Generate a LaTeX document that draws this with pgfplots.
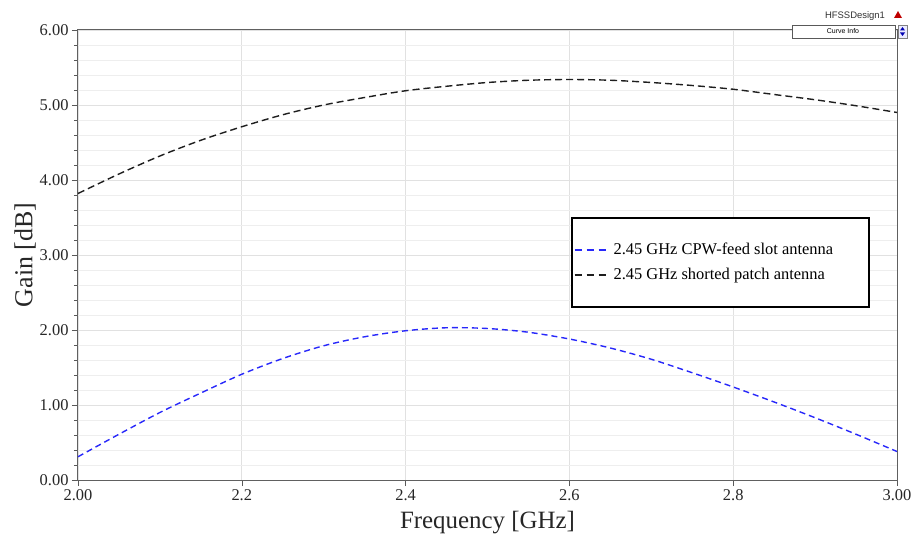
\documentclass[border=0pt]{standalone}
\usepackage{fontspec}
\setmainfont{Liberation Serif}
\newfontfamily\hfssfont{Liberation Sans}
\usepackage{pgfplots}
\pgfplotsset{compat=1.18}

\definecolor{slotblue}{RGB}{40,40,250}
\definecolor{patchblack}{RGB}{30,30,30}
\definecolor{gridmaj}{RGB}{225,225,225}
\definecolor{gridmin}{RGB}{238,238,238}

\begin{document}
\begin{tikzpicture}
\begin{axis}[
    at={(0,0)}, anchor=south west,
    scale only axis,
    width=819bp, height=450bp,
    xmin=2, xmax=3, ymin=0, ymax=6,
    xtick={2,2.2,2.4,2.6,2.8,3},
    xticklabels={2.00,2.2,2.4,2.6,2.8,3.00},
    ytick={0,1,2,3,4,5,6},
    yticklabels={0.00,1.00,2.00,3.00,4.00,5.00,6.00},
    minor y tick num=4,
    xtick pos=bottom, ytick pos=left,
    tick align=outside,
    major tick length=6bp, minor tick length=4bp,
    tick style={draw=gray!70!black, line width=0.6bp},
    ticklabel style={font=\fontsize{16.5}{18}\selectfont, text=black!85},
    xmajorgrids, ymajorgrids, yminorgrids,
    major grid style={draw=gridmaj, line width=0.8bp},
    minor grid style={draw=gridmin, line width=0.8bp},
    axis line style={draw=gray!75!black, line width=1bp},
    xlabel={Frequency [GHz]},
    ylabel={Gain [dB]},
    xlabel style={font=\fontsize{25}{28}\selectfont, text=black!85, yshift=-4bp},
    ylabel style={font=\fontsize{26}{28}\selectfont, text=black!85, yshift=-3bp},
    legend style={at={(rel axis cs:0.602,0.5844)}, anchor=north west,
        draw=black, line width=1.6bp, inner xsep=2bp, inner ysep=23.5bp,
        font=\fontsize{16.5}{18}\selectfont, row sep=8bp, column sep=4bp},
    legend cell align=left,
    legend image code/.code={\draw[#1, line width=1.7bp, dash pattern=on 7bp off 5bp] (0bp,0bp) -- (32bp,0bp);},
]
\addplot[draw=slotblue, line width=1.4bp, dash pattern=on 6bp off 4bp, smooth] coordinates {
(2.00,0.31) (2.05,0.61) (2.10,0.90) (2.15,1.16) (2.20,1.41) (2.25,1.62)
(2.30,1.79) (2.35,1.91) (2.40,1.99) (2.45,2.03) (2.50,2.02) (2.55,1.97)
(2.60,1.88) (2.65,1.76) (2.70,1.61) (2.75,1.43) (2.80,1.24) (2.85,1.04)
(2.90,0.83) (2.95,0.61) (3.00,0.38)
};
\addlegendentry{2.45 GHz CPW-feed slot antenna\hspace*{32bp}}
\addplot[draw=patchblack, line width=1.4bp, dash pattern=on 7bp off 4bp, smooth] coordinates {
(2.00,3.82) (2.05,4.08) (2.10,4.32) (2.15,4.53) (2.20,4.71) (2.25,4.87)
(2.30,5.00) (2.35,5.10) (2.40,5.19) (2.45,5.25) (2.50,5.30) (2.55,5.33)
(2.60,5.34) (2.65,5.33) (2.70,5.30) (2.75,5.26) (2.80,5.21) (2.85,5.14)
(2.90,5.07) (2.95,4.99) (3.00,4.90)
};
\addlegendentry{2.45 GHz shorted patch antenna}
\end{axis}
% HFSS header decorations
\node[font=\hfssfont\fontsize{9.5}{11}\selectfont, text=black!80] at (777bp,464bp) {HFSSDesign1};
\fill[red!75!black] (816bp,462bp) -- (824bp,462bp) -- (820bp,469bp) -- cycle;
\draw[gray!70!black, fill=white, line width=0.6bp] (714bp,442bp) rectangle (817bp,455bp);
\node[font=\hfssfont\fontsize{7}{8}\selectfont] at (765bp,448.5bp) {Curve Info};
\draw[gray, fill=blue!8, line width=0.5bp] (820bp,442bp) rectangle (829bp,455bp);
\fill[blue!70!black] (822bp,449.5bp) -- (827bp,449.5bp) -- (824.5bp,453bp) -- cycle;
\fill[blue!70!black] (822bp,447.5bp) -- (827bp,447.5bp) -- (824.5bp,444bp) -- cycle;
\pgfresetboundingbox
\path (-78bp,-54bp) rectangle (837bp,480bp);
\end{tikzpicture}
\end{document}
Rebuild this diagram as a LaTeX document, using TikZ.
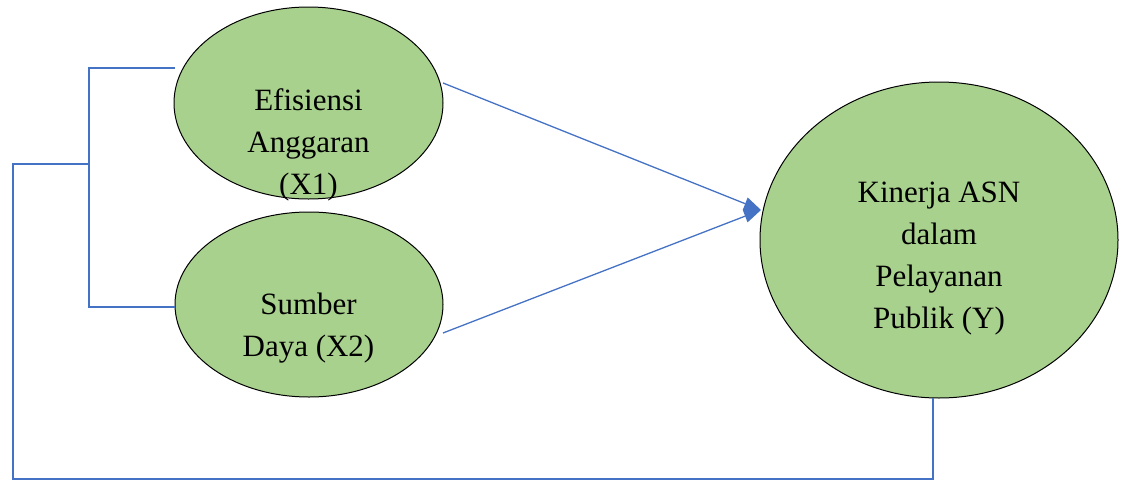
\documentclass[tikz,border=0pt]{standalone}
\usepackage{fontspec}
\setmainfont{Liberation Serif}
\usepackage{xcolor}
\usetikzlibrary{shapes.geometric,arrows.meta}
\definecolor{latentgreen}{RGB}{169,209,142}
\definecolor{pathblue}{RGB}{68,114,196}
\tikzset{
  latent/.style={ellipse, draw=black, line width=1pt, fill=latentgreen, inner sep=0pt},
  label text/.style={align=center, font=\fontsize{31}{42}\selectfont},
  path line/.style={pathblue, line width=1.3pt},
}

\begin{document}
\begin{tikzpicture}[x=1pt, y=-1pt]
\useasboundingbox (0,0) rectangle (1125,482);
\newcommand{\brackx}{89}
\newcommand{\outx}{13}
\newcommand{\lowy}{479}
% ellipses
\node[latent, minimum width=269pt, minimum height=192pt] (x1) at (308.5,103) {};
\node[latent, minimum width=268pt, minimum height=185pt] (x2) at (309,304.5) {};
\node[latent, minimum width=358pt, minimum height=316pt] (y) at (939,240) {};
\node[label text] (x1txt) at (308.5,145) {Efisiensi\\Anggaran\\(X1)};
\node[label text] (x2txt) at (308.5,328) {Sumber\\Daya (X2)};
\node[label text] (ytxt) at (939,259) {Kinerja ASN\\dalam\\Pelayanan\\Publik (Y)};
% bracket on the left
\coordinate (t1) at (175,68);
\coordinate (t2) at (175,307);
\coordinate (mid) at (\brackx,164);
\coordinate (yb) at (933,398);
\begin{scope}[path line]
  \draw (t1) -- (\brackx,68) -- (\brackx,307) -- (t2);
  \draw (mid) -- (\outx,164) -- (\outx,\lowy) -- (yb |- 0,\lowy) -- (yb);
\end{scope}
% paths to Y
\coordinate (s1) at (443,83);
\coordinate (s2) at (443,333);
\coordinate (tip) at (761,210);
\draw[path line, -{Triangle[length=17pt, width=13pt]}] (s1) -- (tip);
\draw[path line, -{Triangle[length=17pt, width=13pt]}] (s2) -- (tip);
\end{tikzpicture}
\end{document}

######

| Aim |
The records above are to be restated exactly, without their pictures.

| Complete response |
Generate a LaTeX document that draws this with pgfplots.
\documentclass[border=0pt]{standalone}
\usepackage{fontspec}
\setmainfont{Liberation Serif}
\newfontfamily\hfssfont{Liberation Sans}
\usepackage{pgfplots}
\pgfplotsset{compat=1.18}

\definecolor{slotblue}{RGB}{40,40,250}
\definecolor{patchblack}{RGB}{30,30,30}
\definecolor{gridmaj}{RGB}{225,225,225}
\definecolor{gridmin}{RGB}{238,238,238}

\begin{document}
\begin{tikzpicture}
\begin{axis}[
    at={(0,0)}, anchor=south west,
    scale only axis,
    width=819bp, height=450bp,
    xmin=2, xmax=3, ymin=0, ymax=6,
    xtick={2,2.2,2.4,2.6,2.8,3},
    xticklabels={2.00,2.2,2.4,2.6,2.8,3.00},
    ytick={0,1,2,3,4,5,6},
    yticklabels={0.00,1.00,2.00,3.00,4.00,5.00,6.00},
    minor y tick num=4,
    xtick pos=bottom, ytick pos=left,
    tick align=outside,
    major tick length=6bp, minor tick length=4bp,
    tick style={draw=gray!70!black, line width=0.6bp},
    ticklabel style={font=\fontsize{16.5}{18}\selectfont, text=black!85},
    xmajorgrids, ymajorgrids, yminorgrids,
    major grid style={draw=gridmaj, line width=0.8bp},
    minor grid style={draw=gridmin, line width=0.8bp},
    axis line style={draw=gray!75!black, line width=1bp},
    xlabel={Frequency [GHz]},
    ylabel={Gain [dB]},
    xlabel style={font=\fontsize{25}{28}\selectfont, text=black!85, yshift=-4bp},
    ylabel style={font=\fontsize{26}{28}\selectfont, text=black!85, yshift=-3bp},
    legend style={at={(rel axis cs:0.602,0.5844)}, anchor=north west,
        draw=black, line width=1.6bp, inner xsep=2bp, inner ysep=23.5bp,
        font=\fontsize{16.5}{18}\selectfont, row sep=8bp, column sep=4bp},
    legend cell align=left,
    legend image code/.code={\draw[#1, line width=1.7bp, dash pattern=on 7bp off 5bp] (0bp,0bp) -- (32bp,0bp);},
]
\addplot[draw=slotblue, line width=1.4bp, dash pattern=on 6bp off 4bp, smooth] coordinates {
(2.00,0.31) (2.05,0.61) (2.10,0.90) (2.15,1.16) (2.20,1.41) (2.25,1.62)
(2.30,1.79) (2.35,1.91) (2.40,1.99) (2.45,2.03) (2.50,2.02) (2.55,1.97)
(2.60,1.88) (2.65,1.76) (2.70,1.61) (2.75,1.43) (2.80,1.24) (2.85,1.04)
(2.90,0.83) (2.95,0.61) (3.00,0.38)
};
\addlegendentry{2.45 GHz CPW-feed slot antenna\hspace*{32bp}}
\addplot[draw=patchblack, line width=1.4bp, dash pattern=on 7bp off 4bp, smooth] coordinates {
(2.00,3.82) (2.05,4.08) (2.10,4.32) (2.15,4.53) (2.20,4.71) (2.25,4.87)
(2.30,5.00) (2.35,5.10) (2.40,5.19) (2.45,5.25) (2.50,5.30) (2.55,5.33)
(2.60,5.34) (2.65,5.33) (2.70,5.30) (2.75,5.26) (2.80,5.21) (2.85,5.14)
(2.90,5.07) (2.95,4.99) (3.00,4.90)
};
\addlegendentry{2.45 GHz shorted patch antenna}
\end{axis}
% HFSS header decorations
\node[font=\hfssfont\fontsize{9.5}{11}\selectfont, text=black!80] at (777bp,464bp) {HFSSDesign1};
\fill[red!75!black] (816bp,462bp) -- (824bp,462bp) -- (820bp,469bp) -- cycle;
\draw[gray!70!black, fill=white, line width=0.6bp] (714bp,442bp) rectangle (817bp,455bp);
\node[font=\hfssfont\fontsize{7}{8}\selectfont] at (765bp,448.5bp) {Curve Info};
\draw[gray, fill=blue!8, line width=0.5bp] (820bp,442bp) rectangle (829bp,455bp);
\fill[blue!70!black] (822bp,449.5bp) -- (827bp,449.5bp) -- (824.5bp,453bp) -- cycle;
\fill[blue!70!black] (822bp,447.5bp) -- (827bp,447.5bp) -- (824.5bp,444bp) -- cycle;
\pgfresetboundingbox
\path (-78bp,-54bp) rectangle (837bp,480bp);
\end{tikzpicture}
\end{document}
Rebuild this diagram as a LaTeX document, using TikZ.
\documentclass[tikz,border=0pt]{standalone}
\usepackage{fontspec}
\setmainfont{Liberation Serif}
\usepackage{xcolor}
\usetikzlibrary{shapes.geometric,arrows.meta}
\definecolor{latentgreen}{RGB}{169,209,142}
\definecolor{pathblue}{RGB}{68,114,196}
\tikzset{
  latent/.style={ellipse, draw=black, line width=1pt, fill=latentgreen, inner sep=0pt},
  label text/.style={align=center, font=\fontsize{31}{42}\selectfont},
  path line/.style={pathblue, line width=1.3pt},
}

\begin{document}
\begin{tikzpicture}[x=1pt, y=-1pt]
\useasboundingbox (0,0) rectangle (1125,482);
\newcommand{\brackx}{89}
\newcommand{\outx}{13}
\newcommand{\lowy}{479}
% ellipses
\node[latent, minimum width=269pt, minimum height=192pt] (x1) at (308.5,103) {};
\node[latent, minimum width=268pt, minimum height=185pt] (x2) at (309,304.5) {};
\node[latent, minimum width=358pt, minimum height=316pt] (y) at (939,240) {};
\node[label text] (x1txt) at (308.5,145) {Efisiensi\\Anggaran\\(X1)};
\node[label text] (x2txt) at (308.5,328) {Sumber\\Daya (X2)};
\node[label text] (ytxt) at (939,259) {Kinerja ASN\\dalam\\Pelayanan\\Publik (Y)};
% bracket on the left
\coordinate (t1) at (175,68);
\coordinate (t2) at (175,307);
\coordinate (mid) at (\brackx,164);
\coordinate (yb) at (933,398);
\begin{scope}[path line]
  \draw (t1) -- (\brackx,68) -- (\brackx,307) -- (t2);
  \draw (mid) -- (\outx,164) -- (\outx,\lowy) -- (yb |- 0,\lowy) -- (yb);
\end{scope}
% paths to Y
\coordinate (s1) at (443,83);
\coordinate (s2) at (443,333);
\coordinate (tip) at (761,210);
\draw[path line, -{Triangle[length=17pt, width=13pt]}] (s1) -- (tip);
\draw[path line, -{Triangle[length=17pt, width=13pt]}] (s2) -- (tip);
\end{tikzpicture}
\end{document}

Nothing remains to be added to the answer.